Vonis tersebut jauh berbeda dengan tuntutan jaksa yang menginginkan masing-masing perusahaan membayar uang pengganti: Permata Hijau Group sebesar Rp937 miliar, Wilmar Group Rp11,8 triliun, dan Musim Mas Group Rp4,8 triliun.

Temuan Kejagung menunjukkan adanya suap yang diberikan oleh Marcella dan Ariyanto kepada Muhammad Arif Nuryanta melalui perantara Wahyu Gunawan. "Di mana pemberian suap tersebut atau gratifikasi diberikan melalui WG, WG tadi saya sebut panitera. Pemberian ini dalam rangka pengurusan perkara dimaksud agar majelis hakim yang mengadili perkara tersebut memberikan putusan onslagt," kata Qohar.

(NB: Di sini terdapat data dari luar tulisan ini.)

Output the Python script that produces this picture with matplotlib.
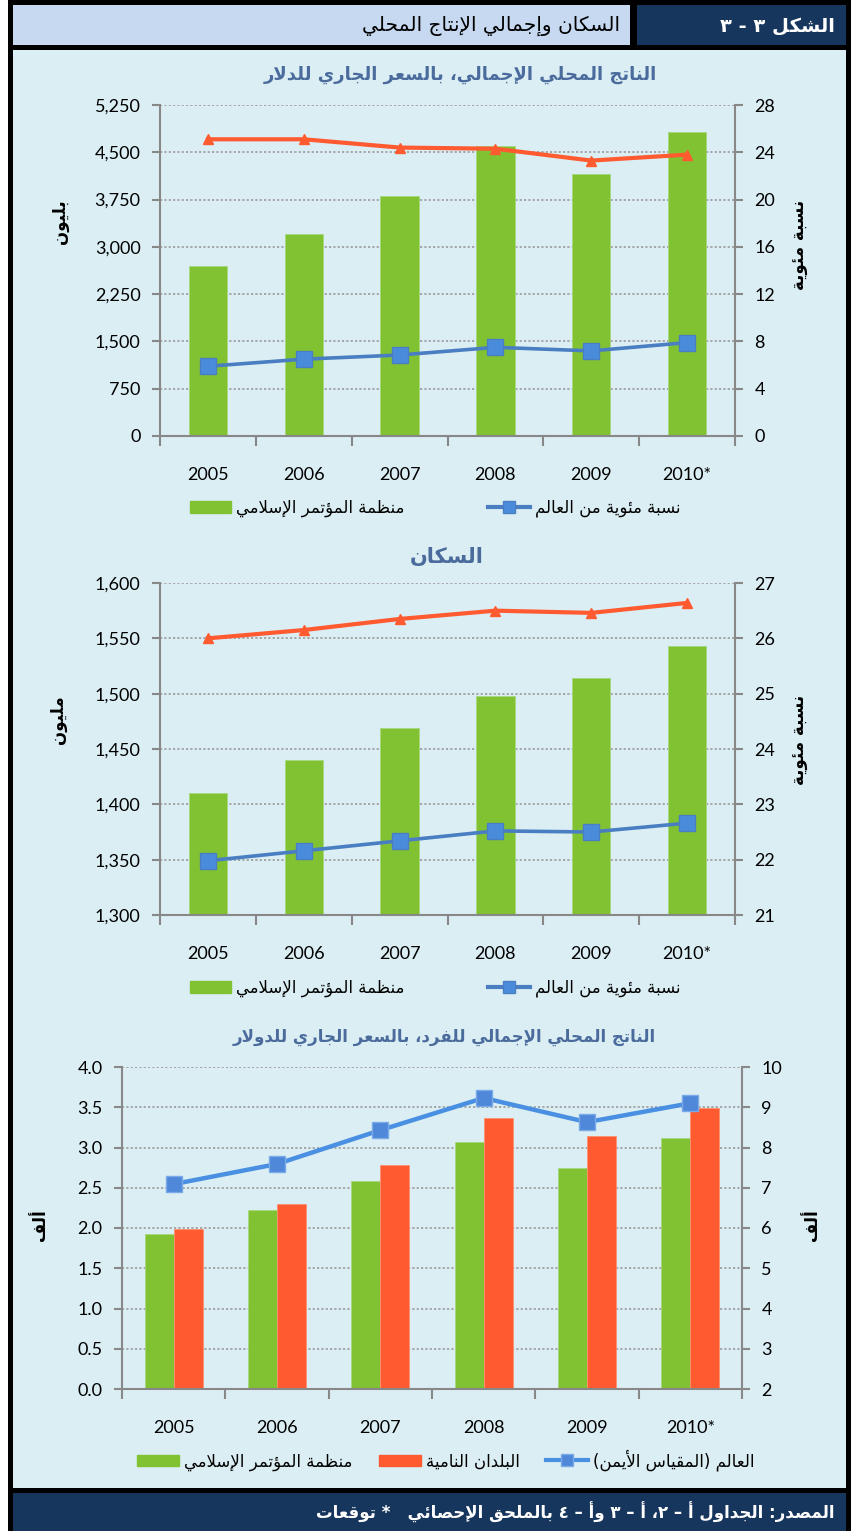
#-*- coding:utf-8 -*-
import numpy as np
import matplotlib.pyplot as plt
import matplotlib.ticker as mtick
from matplotlib.patches import Rectangle, Patch
from matplotlib.lines import Line2D

# ---- data ----
years = ['2005', '2006', '2007', '2008', '2009', '2010*']

gdp_oic = [2700, 3200, 3800, 4600, 4150, 4820]          # billion
gdp_oic_share = [5.9, 6.5, 6.85, 7.5, 7.2, 7.9]         # % of world
gdp_dev_share = [25.1, 25.1, 24.4, 24.3, 23.3, 23.8]    # % (orange line)

pop_oic = [1410, 1440, 1469, 1498, 1514, 1543]          # million
pop_oic_share = [21.98, 22.16, 22.34, 22.52, 22.5, 22.66]
pop_dev_share = [26.0, 26.15, 26.35, 26.5, 26.46, 26.64]

pc_oic = [1.93, 2.22, 2.58, 3.07, 2.75, 3.12]           # thousand $
pc_dev = [1.99, 2.30, 2.78, 3.37, 3.14, 3.49]
pc_world = [7.09, 7.59, 8.43, 9.23, 8.63, 9.10]

GREEN = '#80C232'
ORANGE = '#FF5A30'
BLUE_D = '#4A7EC2'
BLUE_M = '#4A8CDC'
BLUE_L = '#4A90E2'
TITLE_C = '#4A6B9C'
PANEL = '#DBEEF4'
NAVY = '#17365D'
GRID = '#A0A0A0'
SPINE = '#888888'

# ---- arabic shaping (no bidi engine in matplotlib) ----
FORMS = {}
for code, base, n in [(0x621, 0xFE80, 1), (0x622, 0xFE81, 2), (0x623, 0xFE83, 2), (0x624, 0xFE85, 2),
                      (0x625, 0xFE87, 2), (0x626, 0xFE89, 4), (0x627, 0xFE8D, 2), (0x628, 0xFE8F, 4),
                      (0x629, 0xFE93, 2), (0x62A, 0xFE95, 4), (0x62B, 0xFE99, 4), (0x62C, 0xFE9D, 4),
                      (0x62D, 0xFEA1, 4), (0x62E, 0xFEA5, 4), (0x62F, 0xFEA9, 2), (0x630, 0xFEAB, 2),
                      (0x631, 0xFEAD, 2), (0x632, 0xFEAF, 2), (0x633, 0xFEB1, 4), (0x634, 0xFEB5, 4),
                      (0x635, 0xFEB9, 4), (0x636, 0xFEBD, 4), (0x637, 0xFEC1, 4), (0x638, 0xFEC5, 4),
                      (0x639, 0xFEC9, 4), (0x63A, 0xFECD, 4), (0x641, 0xFED1, 4), (0x642, 0xFED5, 4),
                      (0x643, 0xFED9, 4), (0x644, 0xFEDD, 4), (0x645, 0xFEE1, 4), (0x646, 0xFEE5, 4),
                      (0x647, 0xFEE9, 4), (0x648, 0xFEED, 2), (0x649, 0xFEEF, 2), (0x64A, 0xFEF1, 4)]:
    FORMS[chr(code)] = (base, n)
LAMALEF = {'\u0622': 0xFEF5, '\u0623': 0xFEF7, '\u0625': 0xFEF9, '\u0627': 0xFEFB}


def ar(s):
    chars = []
    i = 0
    while i < len(s):
        if s[i] == '\u0644' and i + 1 < len(s) and s[i + 1] in LAMALEF:
            chars.append(('LA', s[i + 1]))
            i += 2
        else:
            chars.append(s[i])
            i += 1

    def joins_next(c):
        return (not isinstance(c, tuple)) and c in FORMS and FORMS[c][1] == 4

    def is_letter(c):
        return isinstance(c, tuple) or c in FORMS

    out = []
    for k, c in enumerate(chars):
        prev = chars[k - 1] if k > 0 else None
        nxt = chars[k + 1] if k + 1 < len(chars) else None
        p = prev is not None and joins_next(prev)
        if isinstance(c, tuple):
            out.append(chr(LAMALEF[c[1]] + (1 if p else 0)))
            continue
        if c not in FORMS:
            out.append(c)
            continue
        base, n = FORMS[c]
        nx = n == 4 and nxt is not None and is_letter(nxt)
        if n == 1:
            f = 0
        elif p and nx:
            f = 3
        elif p:
            f = 1
        elif nx:
            f = 2
        else:
            f = 0
        out.append(chr(base + f))
    return ''.join(out)[::-1].translate(str.maketrans('()', ')('))


plt.rcParams['font.family'] = ['Lato', 'DejaVu Sans']
AR = ['DejaVu Sans']

W, H = 851, 1531
fig = plt.figure(figsize=(W / 100, H / 100), dpi=100)
fig.patch.set_facecolor('white')


def fx(x):
    return x / W


def fy(y):
    return 1 - y / H


def box(x0, y0, x1, y1, c):
    fig.add_artist(Rectangle((fx(x0), fy(y1)), fx(x1) - fx(x0), fy(y0) - fy(y1),
                             transform=fig.transFigure, color=c, lw=0, zorder=-10))


# frame, header, panel, footer
box(8, 0, 851, 1531, 'black')
box(13, 50, 846, 1488, PANEL)
box(13, 5, 630, 45, '#C6D9F1')
box(637, 5, 846, 45, NAVY)
box(13, 1493, 846, 1531, NAVY)

fig.text(fx(835), fy(26), ar('الشكل ٣ - ٣'), family=AR, fontsize=14, fontweight='bold',
         color='white', ha='right', va='center')
fig.text(fx(620), fy(26), ar('السكان وإجمالي الإنتاج المحلي'), family=AR, fontsize=14.5,
         color='black', ha='right', va='center')
fig.text(fx(835), fy(1512), ar('المصدر: الجداول أ – ٢، أ – ٣ وأ – ٤ بالملحق الإحصائي   * توقعات'),
         family=AR, fontsize=12, fontweight='bold', color='white', ha='right', va='center')


def make_axes(left, right, top, bottom):
    ax = fig.add_axes([fx(left), fy(bottom), fx(right) - fx(left), fy(top) - fy(bottom)])
    ax.set_facecolor('none')
    ax2 = ax.twinx()
    ax2.set_facecolor('none')
    for a in (ax, ax2):
        a.spines['top'].set_visible(False)
        for s in ('left', 'right', 'bottom'):
            a.spines[s].set_color(SPINE)
            a.spines[s].set_linewidth(1.5)
        a.tick_params(axis='y', colors=SPINE, labelcolor='black', labelsize=13, length=6, width=1.5, pad=8)
    ax.spines['right'].set_visible(False)
    ax2.spines['left'].set_visible(False)
    ax2.spines['bottom'].set_visible(False)
    ax.set_xlim(-0.5, 5.5)
    ax.set_xticks(range(6))
    ax.set_xticklabels(years)
    ax.set_xticks(np.arange(-0.5, 6, 1), minor=True)
    ax.tick_params(axis='x', which='major', length=0, labelsize=13, pad=22)
    ax.tick_params(axis='x', which='minor', length=7, width=1.5, colors=SPINE)
    ax.yaxis.grid(True, linestyle=(0, (1.2, 1.2)), color=GRID, linewidth=1.3)
    ax.set_axisbelow(True)
    return ax, ax2


x = np.arange(6)
LEG = {'family': AR, 'size': 12}

# ---- chart 1: GDP ----
ax, ax2 = make_axes(160, 735, 105, 436)
ax.bar(x, gdp_oic, width=0.4, color=GREEN, edgecolor='#A8D880', linewidth=0.6, zorder=2)
ax.set_ylim(0, 5250)
ax.set_yticks(np.arange(0, 5251, 750))
ax.yaxis.set_major_formatter(mtick.FuncFormatter(lambda v, p: '{:,.0f}'.format(v)))
ax2.plot(x, gdp_dev_share, color=ORANGE, lw=3, marker='^', ms=7, zorder=3)
ax2.plot(x, gdp_oic_share, color=BLUE_D, lw=2.6, marker='s', ms=11, mfc=BLUE_M, mec=BLUE_D, zorder=4)
ax2.set_ylim(0, 28)
ax2.set_yticks(np.arange(0, 29, 4))
fig.text(fx(460), fy(75), ar('الناتج المحلي الإجمالي، بالسعر الجاري للدلار'), family=AR,
         fontsize=13, fontweight='bold', color=TITLE_C, ha='center', va='center')
fig.text(fx(60), fy(222), ar('بليون'), family=AR, fontsize=12, fontweight='bold', rotation=90,
         ha='center', va='center')
fig.text(fx(800), fy(245), ar('نسبة مئوية'), family=AR, fontsize=12, fontweight='bold', rotation=90,
         ha='center', va='center')
h1 = [Patch(color=GREEN), Line2D([], [], color=BLUE_D, lw=3, marker='s', ms=9, mfc=BLUE_M, mec=BLUE_D)]
l1 = [ar('منظمة المؤتمر الإسلامي'), ar('نسبة مئوية من العالم')]
ax.legend(h1, l1, loc='center', bbox_to_anchor=(fx(435), fy(508)), bbox_transform=fig.transFigure,
          ncol=2, frameon=False, prop=LEG, handlelength=2.5, handletextpad=0.3, columnspacing=5)

# ---- chart 2: population ----
ax, ax2 = make_axes(160, 735, 583, 915)
ax.bar(x, pop_oic, width=0.4, color=GREEN, edgecolor='#A8D880', linewidth=0.6, zorder=2)
ax.set_ylim(1300, 1600)
ax.set_yticks(np.arange(1300, 1601, 50))
ax.yaxis.set_major_formatter(mtick.FuncFormatter(lambda v, p: '{:,.0f}'.format(v)))
ax2.plot(x, pop_dev_share, color=ORANGE, lw=3, marker='^', ms=7, zorder=3)
ax2.plot(x, pop_oic_share, color=BLUE_D, lw=2.6, marker='s', ms=11, mfc=BLUE_M, mec=BLUE_D, zorder=4)
ax2.set_ylim(21, 27)
ax2.set_yticks(np.arange(21, 28, 1))
fig.text(fx(447), fy(557), ar('السكان'), family=AR, fontsize=15, fontweight='bold', color=TITLE_C,
         ha='center', va='center')
fig.text(fx(58), fy(720), ar('مليون'), family=AR, fontsize=12, fontweight='bold', rotation=90,
         ha='center', va='center')
fig.text(fx(800), fy(740), ar('نسبة مئوية'), family=AR, fontsize=12, fontweight='bold', rotation=90,
         ha='center', va='center')
ax.legend(h1, l1, loc='center', bbox_to_anchor=(fx(435), fy(988)), bbox_transform=fig.transFigure,
          ncol=2, frameon=False, prop=LEG, handlelength=2.5, handletextpad=0.3, columnspacing=5)

# ---- chart 3: GDP per capita ----
ax, ax2 = make_axes(122, 742, 1067, 1389)
bw = 0.28
ax.bar(x - bw / 2, pc_oic, width=bw, color=GREEN, edgecolor='#A8D880', linewidth=0.6, zorder=2)
ax.bar(x + bw / 2, pc_dev, width=bw, color=ORANGE, edgecolor='#FF9070', linewidth=0.6, zorder=2)
ax.set_ylim(0, 4)
ax.set_yticks(np.arange(0, 4.01, 0.5))
ax.yaxis.set_major_formatter(mtick.FormatStrFormatter('%.1f'))
ax2.plot(x, pc_world, color=BLUE_L, lw=3.2, marker='s', ms=12, mfc='#4F88D8', mec='#7AAAE8', zorder=4)
ax2.set_ylim(2, 10)
ax2.set_yticks(np.arange(2, 11, 1))
fig.text(fx(444), fy(1037), ar('الناتج المحلي الإجمالي للفرد، بالسعر الجاري للدولار'), family=AR,
         fontsize=12, fontweight='bold', color=TITLE_C, ha='center', va='center')
fig.text(fx(40), fy(1225), ar('ألف'), family=AR, fontsize=12, fontweight='bold', rotation=90,
         ha='center', va='center')
fig.text(fx(812), fy(1225), ar('ألف'), family=AR, fontsize=12, fontweight='bold', rotation=90,
         ha='center', va='center')
h3 = [Patch(color=GREEN), Patch(color=ORANGE),
      Line2D([], [], color=BLUE_L, lw=3, marker='s', ms=9, mfc='#4F88D8', mec='#7AAAE8')]
l3 = [ar('منظمة المؤتمر الإسلامي'), ar('البلدان النامية'), ar('العالم (المقياس الأيمن)')]
ax.legend(h3, l3, loc='center', bbox_to_anchor=(fx(446), fy(1460)), bbox_transform=fig.transFigure,
          ncol=3, frameon=False, prop=LEG, handlelength=2.5, handletextpad=0.3, columnspacing=1.6)

plt.savefig('out.png', dpi=100)
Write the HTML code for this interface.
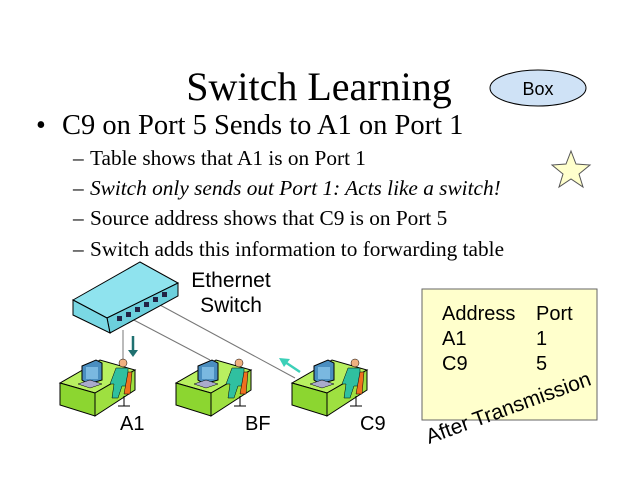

"Jadi perkaranya tidak terbukti, walaupun secara unsur memenuhi pasal yang didakwakan, tetapi menurut pertimbangan majelis hakim bukan merupakan tindak pidana," tambahnya.

Baca Juga: Kejagung Periksa 5 Orang Terkait Kasus 'Pertamax Oplosan'

Qohar juga mengungkap bahwa MAN menggunakan jabatannya saat itu sebagai Wakil Ketua PN Jakarta Pusat untuk mengatur hasil putusan perkara ketiga korporasi tersebut. "Jadi MAN saat itu menjabat sebagai Wakil Ketua Pengadilan Negeri Jakarta Pusat yang saat ini yang bersangkutan menjabat sebagai Ketua Pengadilan Negeri Jakarta Selatan. Terkait dengan aliran uang, penyidik telah menemukan bukti yang cukup bahwa yang bersangkutan telah menerima, diduga menerima uang sebesar 60 miliar rupiah untuk pengaturan putusan agar putusan tersebut dinyatakan onslags," jelas Qohar.

Atas perbuatannya, WG dijerat dengan berbagai pasal dalam UU Tipikor dan KUHP, termasuk Pasal 12 huruf a dan b, serta Pasal 5 dan Pasal 18. Sementara MS dan AR dijerat dengan Pasal 6 ayat 1 huruf a, Pasal 5 ayat 1, dan Pasal 13 UU Tipikor.

Sedangkan MAN dijerat dengan sejumlah pasal seperti Pasal 12 huruf c, Pasal 6 ayat 2, Pasal 5 ayat 2, dan Pasal 18 UU Tipikor juncto Pasal 55 ayat 1 ke-1 KUHP.